Stated task >>
Return the lines from the one that contains "Emit a Python" through the one that contains "plt.rcParams['font.family'] = ['Liberation", both included, exactly as written and with nothing added.
-- Begin Entries --
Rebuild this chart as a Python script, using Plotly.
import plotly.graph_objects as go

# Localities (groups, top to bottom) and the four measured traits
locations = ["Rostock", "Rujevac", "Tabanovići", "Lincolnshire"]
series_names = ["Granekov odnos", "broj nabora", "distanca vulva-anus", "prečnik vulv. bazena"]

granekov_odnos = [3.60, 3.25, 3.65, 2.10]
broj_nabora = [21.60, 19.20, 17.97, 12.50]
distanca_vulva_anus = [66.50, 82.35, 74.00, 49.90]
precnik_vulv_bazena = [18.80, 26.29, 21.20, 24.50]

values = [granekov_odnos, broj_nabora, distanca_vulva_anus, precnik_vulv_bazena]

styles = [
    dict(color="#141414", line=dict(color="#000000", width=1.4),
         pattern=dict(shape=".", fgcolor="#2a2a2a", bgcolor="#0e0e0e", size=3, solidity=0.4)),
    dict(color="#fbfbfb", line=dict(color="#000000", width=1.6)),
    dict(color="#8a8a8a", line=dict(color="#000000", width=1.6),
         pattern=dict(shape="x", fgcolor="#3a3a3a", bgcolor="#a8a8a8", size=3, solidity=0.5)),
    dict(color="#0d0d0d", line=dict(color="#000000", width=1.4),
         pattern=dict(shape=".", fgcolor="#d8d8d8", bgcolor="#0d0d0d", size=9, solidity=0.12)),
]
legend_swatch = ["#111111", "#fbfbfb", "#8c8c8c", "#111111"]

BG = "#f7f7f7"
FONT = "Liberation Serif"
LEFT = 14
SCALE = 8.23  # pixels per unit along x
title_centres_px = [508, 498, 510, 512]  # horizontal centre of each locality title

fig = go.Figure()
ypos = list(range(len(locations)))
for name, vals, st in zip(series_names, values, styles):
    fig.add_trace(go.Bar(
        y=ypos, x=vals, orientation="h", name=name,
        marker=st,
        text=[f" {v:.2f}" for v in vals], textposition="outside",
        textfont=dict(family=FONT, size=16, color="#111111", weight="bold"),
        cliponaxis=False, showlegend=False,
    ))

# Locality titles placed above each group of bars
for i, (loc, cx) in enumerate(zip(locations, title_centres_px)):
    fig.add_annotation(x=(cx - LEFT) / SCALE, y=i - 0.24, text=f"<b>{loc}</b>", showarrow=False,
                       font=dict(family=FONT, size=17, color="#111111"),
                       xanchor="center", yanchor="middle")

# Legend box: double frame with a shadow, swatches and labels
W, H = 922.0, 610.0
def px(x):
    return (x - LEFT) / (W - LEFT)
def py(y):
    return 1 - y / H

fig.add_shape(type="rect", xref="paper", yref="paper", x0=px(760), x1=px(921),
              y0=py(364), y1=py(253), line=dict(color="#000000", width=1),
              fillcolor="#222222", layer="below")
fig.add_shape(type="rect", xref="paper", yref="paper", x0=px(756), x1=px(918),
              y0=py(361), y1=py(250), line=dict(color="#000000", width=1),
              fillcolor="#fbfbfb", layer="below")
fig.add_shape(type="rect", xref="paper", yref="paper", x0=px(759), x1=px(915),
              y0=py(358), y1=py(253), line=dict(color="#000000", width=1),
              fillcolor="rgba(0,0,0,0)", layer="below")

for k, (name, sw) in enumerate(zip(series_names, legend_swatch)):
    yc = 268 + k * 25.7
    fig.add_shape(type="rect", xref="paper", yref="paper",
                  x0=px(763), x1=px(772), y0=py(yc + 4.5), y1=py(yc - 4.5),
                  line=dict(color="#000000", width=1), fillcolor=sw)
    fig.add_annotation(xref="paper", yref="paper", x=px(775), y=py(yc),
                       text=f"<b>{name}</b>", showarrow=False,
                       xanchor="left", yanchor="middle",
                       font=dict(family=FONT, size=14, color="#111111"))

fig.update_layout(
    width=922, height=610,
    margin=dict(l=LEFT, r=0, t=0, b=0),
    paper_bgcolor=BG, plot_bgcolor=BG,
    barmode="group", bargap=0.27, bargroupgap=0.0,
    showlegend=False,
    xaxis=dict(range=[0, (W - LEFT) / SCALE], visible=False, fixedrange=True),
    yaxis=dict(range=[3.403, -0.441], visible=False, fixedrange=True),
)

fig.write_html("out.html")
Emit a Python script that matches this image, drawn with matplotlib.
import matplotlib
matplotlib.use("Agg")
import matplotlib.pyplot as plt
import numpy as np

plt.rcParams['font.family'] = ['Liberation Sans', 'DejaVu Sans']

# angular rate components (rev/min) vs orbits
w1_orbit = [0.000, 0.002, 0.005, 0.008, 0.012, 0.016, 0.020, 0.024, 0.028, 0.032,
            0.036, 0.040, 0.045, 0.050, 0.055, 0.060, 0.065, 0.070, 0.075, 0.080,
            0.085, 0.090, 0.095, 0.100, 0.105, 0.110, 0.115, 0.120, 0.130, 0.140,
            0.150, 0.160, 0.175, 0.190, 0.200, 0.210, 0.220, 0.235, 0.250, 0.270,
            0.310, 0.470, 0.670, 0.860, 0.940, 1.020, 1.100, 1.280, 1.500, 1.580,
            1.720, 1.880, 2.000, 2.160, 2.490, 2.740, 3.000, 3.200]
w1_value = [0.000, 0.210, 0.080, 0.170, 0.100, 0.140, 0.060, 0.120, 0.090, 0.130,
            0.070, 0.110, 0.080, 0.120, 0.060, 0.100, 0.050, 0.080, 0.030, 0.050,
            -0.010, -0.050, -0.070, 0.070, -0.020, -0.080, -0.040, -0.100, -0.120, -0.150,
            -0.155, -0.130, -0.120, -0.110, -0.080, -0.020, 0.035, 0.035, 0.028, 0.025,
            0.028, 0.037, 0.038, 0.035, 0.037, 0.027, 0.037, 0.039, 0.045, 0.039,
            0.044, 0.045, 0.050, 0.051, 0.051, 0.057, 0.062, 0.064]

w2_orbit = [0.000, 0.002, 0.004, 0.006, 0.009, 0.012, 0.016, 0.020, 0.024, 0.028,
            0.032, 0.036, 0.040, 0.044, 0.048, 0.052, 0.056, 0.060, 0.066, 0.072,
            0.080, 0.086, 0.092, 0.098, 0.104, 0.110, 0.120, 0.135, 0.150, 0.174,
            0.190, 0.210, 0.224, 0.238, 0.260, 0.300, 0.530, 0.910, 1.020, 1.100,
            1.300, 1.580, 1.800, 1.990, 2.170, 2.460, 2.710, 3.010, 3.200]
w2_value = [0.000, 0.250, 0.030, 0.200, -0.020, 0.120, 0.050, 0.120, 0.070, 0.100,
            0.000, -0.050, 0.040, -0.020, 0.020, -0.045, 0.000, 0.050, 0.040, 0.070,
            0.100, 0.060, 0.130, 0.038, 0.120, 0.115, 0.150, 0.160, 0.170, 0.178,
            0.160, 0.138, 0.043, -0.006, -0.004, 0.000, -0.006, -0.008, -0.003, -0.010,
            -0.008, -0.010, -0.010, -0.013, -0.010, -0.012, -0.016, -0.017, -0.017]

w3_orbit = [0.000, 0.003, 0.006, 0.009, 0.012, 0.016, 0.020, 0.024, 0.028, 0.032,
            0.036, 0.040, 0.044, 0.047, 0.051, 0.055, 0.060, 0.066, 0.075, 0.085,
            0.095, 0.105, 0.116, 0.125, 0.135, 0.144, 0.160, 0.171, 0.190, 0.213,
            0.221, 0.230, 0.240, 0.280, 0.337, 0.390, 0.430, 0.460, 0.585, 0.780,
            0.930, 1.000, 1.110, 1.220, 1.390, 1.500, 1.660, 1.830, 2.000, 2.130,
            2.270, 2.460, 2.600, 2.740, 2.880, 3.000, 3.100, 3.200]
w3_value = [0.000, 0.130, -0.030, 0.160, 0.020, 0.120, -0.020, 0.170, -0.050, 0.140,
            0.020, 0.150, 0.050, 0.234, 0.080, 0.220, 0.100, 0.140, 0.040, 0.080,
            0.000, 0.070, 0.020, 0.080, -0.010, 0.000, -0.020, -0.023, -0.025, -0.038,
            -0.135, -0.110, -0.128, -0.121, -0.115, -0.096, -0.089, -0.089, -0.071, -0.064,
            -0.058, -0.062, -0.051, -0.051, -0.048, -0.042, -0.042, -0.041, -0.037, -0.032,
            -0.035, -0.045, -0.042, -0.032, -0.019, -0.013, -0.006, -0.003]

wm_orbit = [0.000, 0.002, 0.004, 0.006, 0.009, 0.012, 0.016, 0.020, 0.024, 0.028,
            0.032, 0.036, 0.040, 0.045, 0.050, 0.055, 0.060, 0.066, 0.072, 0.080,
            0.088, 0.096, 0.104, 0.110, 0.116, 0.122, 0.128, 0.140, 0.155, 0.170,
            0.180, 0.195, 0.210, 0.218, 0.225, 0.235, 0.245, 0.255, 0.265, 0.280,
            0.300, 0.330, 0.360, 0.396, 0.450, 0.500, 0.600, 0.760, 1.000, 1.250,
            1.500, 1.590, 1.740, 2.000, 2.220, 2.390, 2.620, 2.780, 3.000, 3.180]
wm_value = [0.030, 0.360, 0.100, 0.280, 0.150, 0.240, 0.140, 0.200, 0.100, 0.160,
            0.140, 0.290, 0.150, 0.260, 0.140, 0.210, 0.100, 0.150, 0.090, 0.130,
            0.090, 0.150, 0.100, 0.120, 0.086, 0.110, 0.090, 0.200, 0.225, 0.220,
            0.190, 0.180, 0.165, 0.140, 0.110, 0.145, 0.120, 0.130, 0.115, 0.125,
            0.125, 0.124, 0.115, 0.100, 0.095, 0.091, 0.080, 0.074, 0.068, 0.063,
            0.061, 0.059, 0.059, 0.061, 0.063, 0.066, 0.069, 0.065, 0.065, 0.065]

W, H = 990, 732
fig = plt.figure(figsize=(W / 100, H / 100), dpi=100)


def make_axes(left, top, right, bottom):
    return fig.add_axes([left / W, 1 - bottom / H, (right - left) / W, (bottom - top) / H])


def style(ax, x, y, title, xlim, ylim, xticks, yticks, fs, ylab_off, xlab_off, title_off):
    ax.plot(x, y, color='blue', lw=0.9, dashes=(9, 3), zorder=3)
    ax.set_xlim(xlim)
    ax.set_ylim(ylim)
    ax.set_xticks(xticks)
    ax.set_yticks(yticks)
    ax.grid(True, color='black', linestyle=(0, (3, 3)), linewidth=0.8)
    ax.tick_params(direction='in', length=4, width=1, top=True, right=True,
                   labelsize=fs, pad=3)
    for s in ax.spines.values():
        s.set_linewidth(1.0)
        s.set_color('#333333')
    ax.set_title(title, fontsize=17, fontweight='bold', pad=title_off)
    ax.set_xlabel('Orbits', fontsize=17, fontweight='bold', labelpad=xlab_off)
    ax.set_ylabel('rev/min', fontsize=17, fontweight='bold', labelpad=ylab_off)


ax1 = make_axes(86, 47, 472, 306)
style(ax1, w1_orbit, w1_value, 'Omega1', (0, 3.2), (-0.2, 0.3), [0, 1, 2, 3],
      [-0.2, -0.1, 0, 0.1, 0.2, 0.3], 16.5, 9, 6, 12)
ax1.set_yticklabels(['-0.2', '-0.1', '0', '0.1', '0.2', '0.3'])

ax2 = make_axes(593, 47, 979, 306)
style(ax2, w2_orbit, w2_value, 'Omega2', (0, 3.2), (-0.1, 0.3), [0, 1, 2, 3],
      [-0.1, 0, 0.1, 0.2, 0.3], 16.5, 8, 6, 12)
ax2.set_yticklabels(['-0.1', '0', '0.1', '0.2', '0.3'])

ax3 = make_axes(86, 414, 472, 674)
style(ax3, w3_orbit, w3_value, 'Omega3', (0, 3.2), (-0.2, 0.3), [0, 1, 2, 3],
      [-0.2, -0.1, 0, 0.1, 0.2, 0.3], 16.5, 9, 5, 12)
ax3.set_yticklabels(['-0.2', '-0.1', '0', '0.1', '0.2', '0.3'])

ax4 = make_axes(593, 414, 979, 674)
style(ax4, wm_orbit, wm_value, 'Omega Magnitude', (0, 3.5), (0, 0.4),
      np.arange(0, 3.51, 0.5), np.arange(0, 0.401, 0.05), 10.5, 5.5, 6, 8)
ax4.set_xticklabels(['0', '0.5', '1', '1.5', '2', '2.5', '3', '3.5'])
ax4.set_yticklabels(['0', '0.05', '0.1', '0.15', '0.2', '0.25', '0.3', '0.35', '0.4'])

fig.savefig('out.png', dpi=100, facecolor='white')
-- End Entries --
Finished answer >>
Emit a Python script that matches this image, drawn with matplotlib.
import matplotlib
matplotlib.use("Agg")
import matplotlib.pyplot as plt
import numpy as np

plt.rcParams['font.family'] = ['Liberation Sans', 'DejaVu Sans']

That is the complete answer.